From his first answer ("Look, I was trying to find a show that Michelle actually watched . . . "), Obama sought to project openness, cool, and faith in the cohering power of a shared Americanness.

But thanks to the world we live in, with new media and new messages instant by instant, the political landscape is changing fast - for politicians and voters alike, and all are scrambling to keep up.

That's why Obama went on the show that now dubs itself "Red, White, and View." What viewers saw was the TV president, the Internet and YouTube president, moving fast not to be left behind.

Obama said it himself: "These things change very quickly."

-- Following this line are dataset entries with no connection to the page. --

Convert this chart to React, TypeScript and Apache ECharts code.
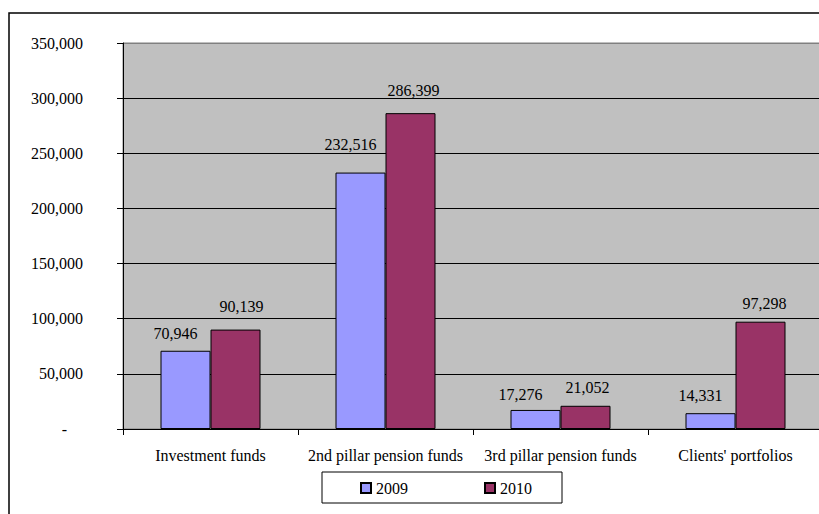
import React, { useEffect, useRef } from "react";
import * as echarts from "echarts";

const categories = [
  "Investment funds",
  "2nd pillar pension funds",
  "3rd pillar pension funds",
  "Clients' portfolios",
];
const seriesNames = ["2009", "2010"];
const values2009 = [70946, 232516, 17276, 14331];
const values2010 = [90139, 286399, 21052, 97298];
const yTicks = { min: 0, max: 350000, interval: 50000 };

// label placement tweaks (pixels), kept apart from the data
const labelDx2009 = [-10, -10, -15, -10];
const labelDist2009 = [9, 20, 7, 10];
const labelDx2010 = [6, 3, 2, 4];
const labelDist2010 = [15, 15, 10, 10];

const FONT = "Liberation Serif";

const fmt = (v: number) => v.toLocaleString("en-US");

export default function App() {
  const ref = useRef<HTMLDivElement>(null);
  useEffect(() => {
    if (!ref.current) return;
    const chart = echarts.init(ref.current, undefined, { renderer: "svg" });
    const mk = (vals: number[], dx: number[], dist: number[]) =>
      vals.map((v, i) => ({
        value: v,
        label: { distance: dist[i], offset: [dx[i], 0] },
      }));
    chart.setOption({
      animation: false,
      backgroundColor: "#ffffff",
      textStyle: { fontFamily: FONT },
      graphic: [
        {
          type: "rect",
          shape: { x: 9, y: 13, width: 900, height: 600 },
          style: { fill: "none", stroke: "#000", lineWidth: 1.5 },
          z: 100,
        },
      ],
      grid: {
        left: 123,
        top: 43,
        width: 700,
        height: 386,
        show: true,
        backgroundColor: "#c0c0c0",
        borderColor: "#808080",
        borderWidth: 1,
      },
      legend: {
        data: seriesNames,
        left: 322,
        top: 472,
        orient: "horizontal",
        itemWidth: 10,
        itemHeight: 10,
        itemGap: 76,
        padding: [8, 30, 7, 38],
        borderColor: "#000",
        borderWidth: 1,
        icon: "rect",
        textStyle: { fontFamily: FONT, fontSize: 16, color: "#000" },
      },
      xAxis: {
        type: "category",
        data: categories,
        axisLine: { show: true, lineStyle: { color: "#000", width: 1 } },
        axisTick: { show: true, length: 6, lineStyle: { color: "#000" } },
        axisLabel: { fontFamily: FONT, fontSize: 16, color: "#000", margin: 18, interval: 0 },
        splitLine: { show: false },
      },
      yAxis: {
        type: "value",
        min: yTicks.min,
        max: yTicks.max,
        interval: yTicks.interval,
        axisLine: { show: true, lineStyle: { color: "#000", width: 1 } },
        axisTick: { show: true, length: 6, lineStyle: { color: "#000" } },
        axisLabel: {
          fontFamily: FONT,
          fontSize: 16,
          color: "#000",
          margin: 40,
          formatter: (v: number) => (v === 0 ? "{d|-}" : fmt(v)),
          rich: { d: { fontFamily: FONT, fontSize: 16, color: "#000", padding: [0, 16, 0, 0] } },
        },
        splitLine: {
          show: true,
          lineStyle: {
            color: ["#000", "#000", "#000", "#000", "#000", "#000", "#000", "#808080"],
            width: 1,
          },
        },
      },
      series: [
        {
          name: seriesNames[0],
          type: "bar",
          data: mk(values2009, labelDx2009, labelDist2009),
          barWidth: 50,
          barGap: "0%",
          itemStyle: { color: "#9999ff", borderColor: "#000", borderWidth: 1 },
          label: {
            show: true,
            position: "top",
            fontFamily: FONT,
            fontSize: 16,
            color: "#000",
            formatter: (p: any) => fmt(p.value),
          },
        },
        {
          name: seriesNames[1],
          type: "bar",
          data: mk(values2010, labelDx2010, labelDist2010),
          barWidth: 50,
          barGap: "0%",
          itemStyle: { color: "#993366", borderColor: "#000", borderWidth: 1 },
          label: {
            show: true,
            position: "top",
            fontFamily: FONT,
            fontSize: 16,
            color: "#000",
            formatter: (p: any) => fmt(p.value),
          },
        },
      ],
    });
    return () => chart.dispose();
  }, []);
  return (
    <div
      style={{
        position: "fixed",
        left: 0,
        top: 0,
        width: 819,
        height: 514,
        overflow: "hidden",
        background: "#fff",
      }}
    >
      <div ref={ref} style={{ width: 860, height: 540 }} />
    </div>
  );
}
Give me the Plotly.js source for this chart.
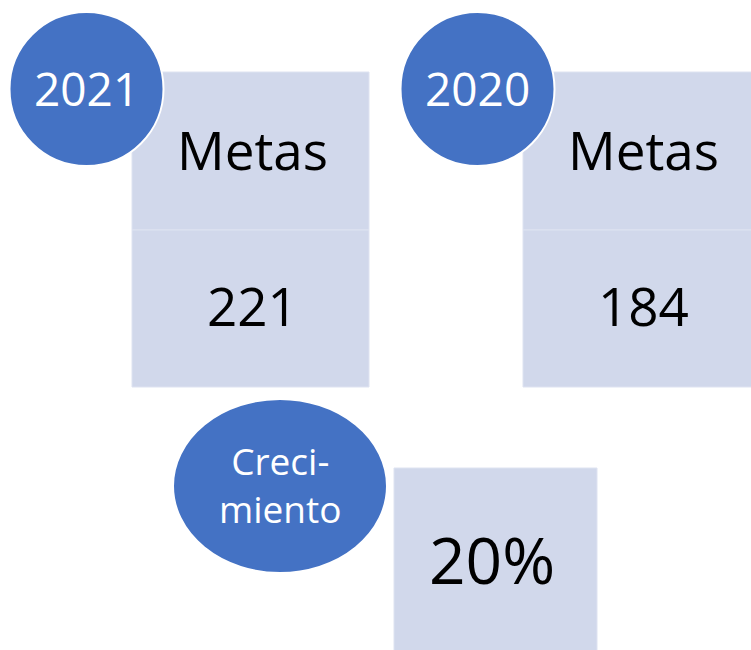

G. Terry Madonna, director of the Center for Politics and Public Affairs at Franklin and Marshall College in Lancaster, lays out in an e-mail how quickly: "His job performance [rating] dropped 20 points from Jan. '09-Jan. '10, and nothing he has done . . . ha[s] moved the performance meter one way or the other very much. He remains about 47-48 percent positive, with virtually no change this year at all."

Robert Thompson, director of the Bleier Center for Television and Popular Culture at Syracuse University, says there's no question: Instant, all-pervasive media have contributed to the volatility of the electorate. "Because technology changes so fast," he says, "politicians have to change fast to keep up, and it means the audience changes rapidly, too."

But news events great and small - oil slick, Gen. Stanley McChrystal, Shirley Sherrod, Afghanistan, WikiLeaks, jobs, orders for durable goods, polls and more polls - tear at that shared image. And the electorate shifts shape: Many of those who voted for Obama now, as Thompson puts it, "don't seem to be particularly fond of the message."